As he said, he will "not react to manipulation and demagoguery from the school of Seselj and Milosevic."

"We've seen plenty of that in Croatia. While my colleagues, like Ranko Ostojic, after Operation Storm helped Serbs in Donji Lapac, some others made inflammatory speeches in Petrinja and Glina and sought to bombard Croatian cities. That's the huge difference and will not be deleted for as long as we live," said the head of the Croatian government.

Milanovic also "pointed out that his country had not introduced measures against Serbia, but against everyone, even against Croatian trucks."
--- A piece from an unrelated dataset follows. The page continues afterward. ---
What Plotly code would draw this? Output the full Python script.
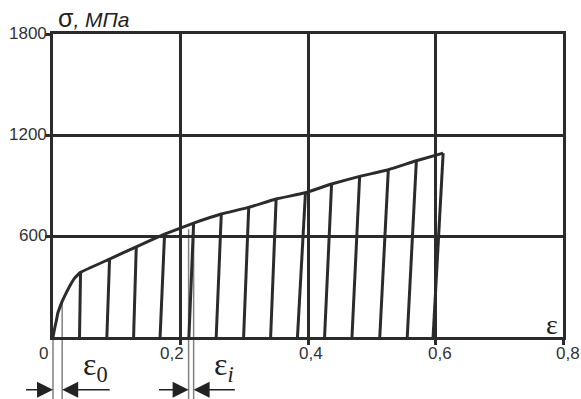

He added that "a state that is not a member of the European Union, and which does not function as a state but as a territory through which people pass without any control" was "the first to introduce discriminatory measures against Croatian trucks and Croatian goods."

"Our measures on the border may have been harsh, but it was in defense of national interests and in order to control migrants who pass through Serbia without any control," said Milanovic.

According to him, "national interests will always have priority over any company's profits."

"After Serbia introduced its measure against a members of the European Union, the Republic of Croatia, by banning the entry of trucks with Croatian license plates and of all Croatian goods, regardless in which trucks they are transported, we had to react with another measure," said Milanovic.

According to the Croatian prime minister, he has the interest and safety of Croatian citizens in mind above all else.

"Associations and some small private interests who act as if they do not live in Croatia and as if their EUR 10,000 or 15,000 - that they lost today and will compensate for as soon as tomorrow is the most important thing - do not act as loyal citizens of this country. This is unfair because we are taking care of that as well the whole time," Milanovic was quoted as saying.

He thinks "the situation with migrants will last," and sees "the behavior of Budapest" as "unpredictable."

"Now they have put wire on the border with Slovenia, therefore inside the Schengen (area), which cannot possibly be justified or explained", he stated.

Milanovic "reiterated that the acceptance of 10,000 people in one day is a lot for Croatia if we want to maintain this order."

"We can let people into the fields, as Serbia does, but then it is not a state. It is an accidental state, a disorganized state, which wants to join the European Union. They must consider hard how they intend to behave in the European Union, because this is for me a very bad signal. So, Croatia is the only one at this point that is doing the job in an organized way. We are not comparing ourselves with Austria and Germany, which are in a ten times more difficult situation than us because these people stay there," said Milanovic.

When it comes to Slovenia, he pointed out that the country "has been spared for now," and added he was "constantly in touch with Slovenian Prime Minister Miro Cerar, and knows very well that the Slovenian organizational capacity is high."

"That state functions, and then some," said Milanovic.

The Croatian prime minister also "stressed that he was constantly talking with his associates, with several statesmen and with the European Commission about the protection of what is important, and that is safety, order, and functioning."

"People come to our state with a hundred euros and exit with a hundred euros. In Serbia, they take those one hundred euros from them for various services. That's that economy," said Milanovic.